In society today there are only four significant situations where we still sit and listen to verbal monologues of any extended length. They are the university lecture, government or corporate speeches, stand up comedy and religious preaching.
I think it’s fair to say that only one of those would, for the most part, command the average person’s exclusive attention and it’s not the religious preaching. It is more and more common place for people to pull out their laptops or phones and engage other media while listening to these traditional monologues or other forms of modern media.
One of the qualifications for an overseer in the church that is given in 1 Timothy 3:1-7 is that they are able to teach and in Titus 1: 5-9 it says that an elder must be able to exhort and convict those who contradict the truth of sound doctrine.
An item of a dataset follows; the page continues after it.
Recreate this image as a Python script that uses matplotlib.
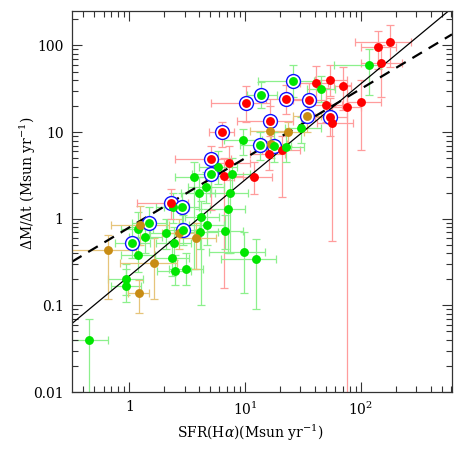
import matplotlib
matplotlib.use("Agg")
import matplotlib.pyplot as plt
from matplotlib.ticker import FixedLocator, FixedFormatter, NullFormatter
import numpy as np

plt.rcParams['font.family'] = ['DejaVu Serif']
plt.rcParams['mathtext.fontset'] = 'dejavuserif'

# ---------------- data ----------------
# red points (no ring)
red_x   = [177, 141.5, 149, 40.7, 54.3, 70.4, 50.2, 75.2, 99.4, 56.3, 15.9, 20.8, 7.2, 6.51, 11.85]
red_y   = [110, 96, 62, 36.9, 39.7, 34.3, 20.7, 19.7, 22.3, 12.9, 5.56, 6.18, 4.41, 3.13, 3.02]
red_xlo = [88.6, 100, 100, 30, 40, 58.6, 35, 55, 76, 42, 11, 14, 5, 4.5, 8]
red_xhi = [269, 200, 228, 52, 75, 82, 68, 100, 148, 86, 22, 30, 11, 9.5, 17]
red_ylo = [56, 54, 25.5, 22, 26, 17.9, 13, 0.001, 6.2, 0.55, 3.7, 1.8, 2.8, 0.16, 1.95]
red_yhi = [174, 147, 100, 58, 60, 56.5, 32, 35, 40, 20, 8, 9, 7, 5, 4.5]

# red points with blue ring
redr_x   = [10.2, 22.7, 35.7, 16.5, 54.1, 6.26, 5.12, 2.28]
redr_y   = [21.4, 24.3, 23.3, 13.4, 15.1, 9.9, 4.84, 1.51]
redr_xlo = [5.1, 15, 26, 8.5, 40, 4.83, 2.5, 1.17]
redr_xhi = [16.5, 33, 50, 26, 75, 7.94, 7.5, 3.2]
redr_ylo = [13.1, 16, 15, 9, 9, 6.75, 1.26, 1.0]
redr_yhi = [33.8, 35, 37, 20, 25, 13.1, 7, 2.2]

# green points (no ring)
grn_x   = [117, 45.4, 30.1, 9.65, 22.5, 5.8, 7.7, 3.6, 4.59, 3.96, 7.34, 2.37, 7.08, 4.16, 4.71,
           4.08, 6.71, 1.18, 1.37, 2.07, 2.41, 1.18, 2.34, 2.46, 3.08, 0.927, 0.936, 9.78, 12.38, 0.45]
grn_y   = [60.2, 31.8, 11.2, 8.07, 6.7, 3.94, 3.27, 3.06, 2.30, 2.0, 1.99, 1.35, 1.29, 1.06, 0.84,
           0.705, 0.73, 0.766, 0.618, 0.676, 0.524, 0.378, 0.348, 0.249, 0.260, 0.199, 0.168, 0.415, 0.34, 0.040]
grn_xlo = [58, 34, 22, 6.5, 15, 4, 5.5, 2.5, 3.2, 2.8, 5, 1.7, 5, 3, 3.3,
           2.9, 4.7, 0.85, 1.0, 1.5, 1.7, 0.85, 1.65, 1.75, 2.2, 0.65, 0.7, 4.9, 6.2, 0.3]
grn_xhi = [150, 60, 45.4, 14, 32, 8.5, 11, 5, 6.5, 5.5, 10.5, 3.3, 10, 6, 6.5,
           5.8, 9.5, 1.6, 1.9, 2.9, 3.4, 1.65, 3.3, 3.4, 4.3, 1.3, 1.25, 14.7, 18.6, 0.66]
grn_ylo = [26.7, 22, 7.5, 5.5, 4.5, 2.5, 2, 0.26, 1.5, 1.3, 0.4, 0.9, 0.4, 0.1, 0.5,
           0.45, 0.45, 0.5, 0.4, 0.45, 0.33, 0.24, 0.22, 0.171, 0.17, 0.13, 0.11, 0.14, 0.09, 0.001]
grn_yhi = [92, 45, 15, 11, 9.5, 6, 5, 4.5, 3.5, 3, 3, 2, 2, 1.6, 1.3,
           1.1, 1.1, 1.2, 0.9, 1.0, 0.8, 0.6, 0.55, 0.38, 0.4, 0.3, 0.26, 0.695, 0.59, 0.069]

# green points with blue ring
grnr_x   = [26.0, 13.8, 13.4, 17.7, 5.10, 2.83, 1.47, 2.90, 1.055]
grnr_y   = [38.6, 27.1, 7.06, 6.97, 3.25, 1.37, 0.90, 0.743, 0.527]
grnr_xlo = [12.9, 10.4, 9, 12, 3.5, 2, 1.05, 2.1, 0.75]
grnr_xhi = [39, 18.9, 19, 25, 7.5, 4, 2.1, 4, 1.5]
grnr_ylo = [25.5, 19, 4.8, 4.5, 2, 0.9, 0.6, 0.5, 0.35]
grnr_yhi = [60, 38, 10, 10, 5, 2, 1.35, 1.1, 0.8]

# orange points (no ring)
org_x   = [16.5, 23.3, 16.7, 1.24, 2.67, 3.78, 0.65, 1.64, 1.22]
org_y   = [10.4, 9.9, 7.3, 0.855, 0.676, 0.597, 0.435, 0.308, 0.14]
org_xlo = [11, 16, 12, 0.7, 1.9, 2.7, 0.3, 0.83, 0.98]
org_xhi = [24, 32, 23, 2.2, 3.7, 5.6, 1.15, 2.57, 1.47]
org_ylo = [7.5, 7, 5, 0.5, 0.45, 0.26, 0.12, 0.12, 0.081]
org_yhi = [14, 13, 10, 1.4, 1.0, 0.9, 0.65, 0.6, 0.196]

# orange point with blue ring
orgr_x   = [33.9]
orgr_y   = [15.3]
orgr_xlo = [26]
orgr_xhi = [45]
orgr_ylo = [10]
orgr_yhi = [22]

# fitted relations: log y = a + b log x
solid_a, solid_b = -0.66, 1.11
dash_a, dash_b = -0.10, 0.80

x_ticks = [1, 10, 100]
x_labels = ["1", r"$10^1$", r"$10^2$"]
y_ticks = [0.01, 0.1, 1, 10, 100]
y_labels = ["0.01", "0.1", "1", "10", "100"]

# ---------------- plot ----------------
fig = plt.figure(figsize=(4.63, 4.63), dpi=100)
ax = fig.add_axes([72/463, 71/463, 380/463, 381/463])
ax.set_xscale('log')
ax.set_yscale('log')
ax.set_xlim(0.32, 610)
ax.set_ylim(0.01, 250)

groups = [
    (red_x, red_y, red_xlo, red_xhi, red_ylo, red_yhi, '#ff0000', '#ff9c9c', False),
    (grn_x, grn_y, grn_xlo, grn_xhi, grn_ylo, grn_yhi, '#00e600', '#8cf08c', False),
    (org_x, org_y, org_xlo, org_xhi, org_ylo, org_yhi, '#c88c14', '#e6c47a', False),
    (redr_x, redr_y, redr_xlo, redr_xhi, redr_ylo, redr_yhi, '#ff0000', '#ff9c9c', True),
    (grnr_x, grnr_y, grnr_xlo, grnr_xhi, grnr_ylo, grnr_yhi, '#00e600', '#8cf08c', True),
    (orgr_x, orgr_y, orgr_xlo, orgr_xhi, orgr_ylo, orgr_yhi, '#c88c14', '#e6c47a', True),
]

for (x, y, xlo, xhi, ylo, yhi, c, ec, ring) in groups:
    x = np.array(x, float); y = np.array(y, float)
    xerr = [x - np.array(xlo), np.array(xhi) - x]
    yerr = [y - np.array(ylo), np.array(yhi) - y]
    ax.errorbar(x, y, xerr=xerr, yerr=yerr, fmt='none', ecolor=ec, elinewidth=0.9,
                capsize=3, capthick=0.9, zorder=1)

xx = np.logspace(np.log10(0.32), np.log10(610), 200)
ax.plot(xx, 10**(solid_a + solid_b*np.log10(xx)), color='black', lw=0.9, zorder=2)
ax.plot(xx, 10**(dash_a + dash_b*np.log10(xx)), color='black', lw=1.6, ls=(0, (5, 3.5)), zorder=2)

for (x, y, xlo, xhi, ylo, yhi, c, ec, ring) in groups:
    if ring:
        ax.plot(x, y, 'o', ms=10, mfc='white', mec='#1010ff', mew=1.0, ls='none', zorder=3)
    ax.plot(x, y, 'o', ms=6.4, mfc=c, mec='none', ls='none', zorder=4)

ax.xaxis.set_major_locator(FixedLocator(x_ticks))
ax.xaxis.set_major_formatter(FixedFormatter(x_labels))
ax.yaxis.set_major_locator(FixedLocator(y_ticks))
ax.yaxis.set_major_formatter(FixedFormatter(y_labels))
ax.xaxis.set_minor_formatter(NullFormatter())
ax.yaxis.set_minor_formatter(NullFormatter())
ax.tick_params(which='both', direction='in', top=True, right=True, colors='#333333',
               labelcolor='black', labelsize=10)
ax.tick_params(which='major', length=7, width=0.8, pad=6)
ax.tick_params(which='minor', length=4, width=0.8)
for s in ax.spines.values():
    s.set_linewidth(0.9)
    s.set_color('#333333')

fig.text(250/463, 1 - 433/463, r"SFR(H$\alpha$)(Msun yr$^{-1}$)", ha='center', va='center', fontsize=10)
fig.text(28/463, 1 - 183/463, r"$\Delta$M/$\Delta$t (Msun yr$^{-1}$)", ha='center', va='center',
         rotation=90, fontsize=10)

fig.savefig("out.png", dpi=100)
That means that an overseer must be able to communicate the truths of scripture in a way that the hearer can learn all that the Holy Spirit would reveal to them.
The message of the gospel must always remain true to scripture. So too, the gospel must be ‘preached’. That is, it must be declared, proclaimed, delivered and advocated for. As I once heard a preacher declare; you share ice cream but you preach the gospel.
I don’t believe that this equates to being deliberately loud, offensive, insensitive or arrogant, as the stereotype would suggest, but it does mean that we are to be compelling.
So many preachers today have either watered down the message in order to be entertaining or they have sought only to teach correctly with no emphasis on engaging their audience.
As shown by the quotes above. We as a society have an insatiable desire for media and while we can certainly argue that this isn’t healthy, it is the reality of the world in which we live and the culture that we have to engage with the gospel.
I’m not suggesting that we have to start using multiple video screens during sermons or add fireworks and lasers to spice up our church meetings.
What I’m saying is that I hate boring preaching and if you’ve made no effort to try to draw me in, engage me, relate to me or understand me and my questions, then the truth is I’m probably going to start thinking about reaching for my phone.
As Christians we do have a responsibility to work hard to listen to a speaker who is rightly handling the word of truth, but do we expect the lost to accept that same responsibility? Why introduce the barrier of boredom on top of the spiritual opposition that we face in learning the truth of scripture?
In a world with a million distractions, let’s make sure that if we are charged with teaching and preaching the word of God that we do so in a way that compels the attention of our audience in whatever way God has gifted us to do.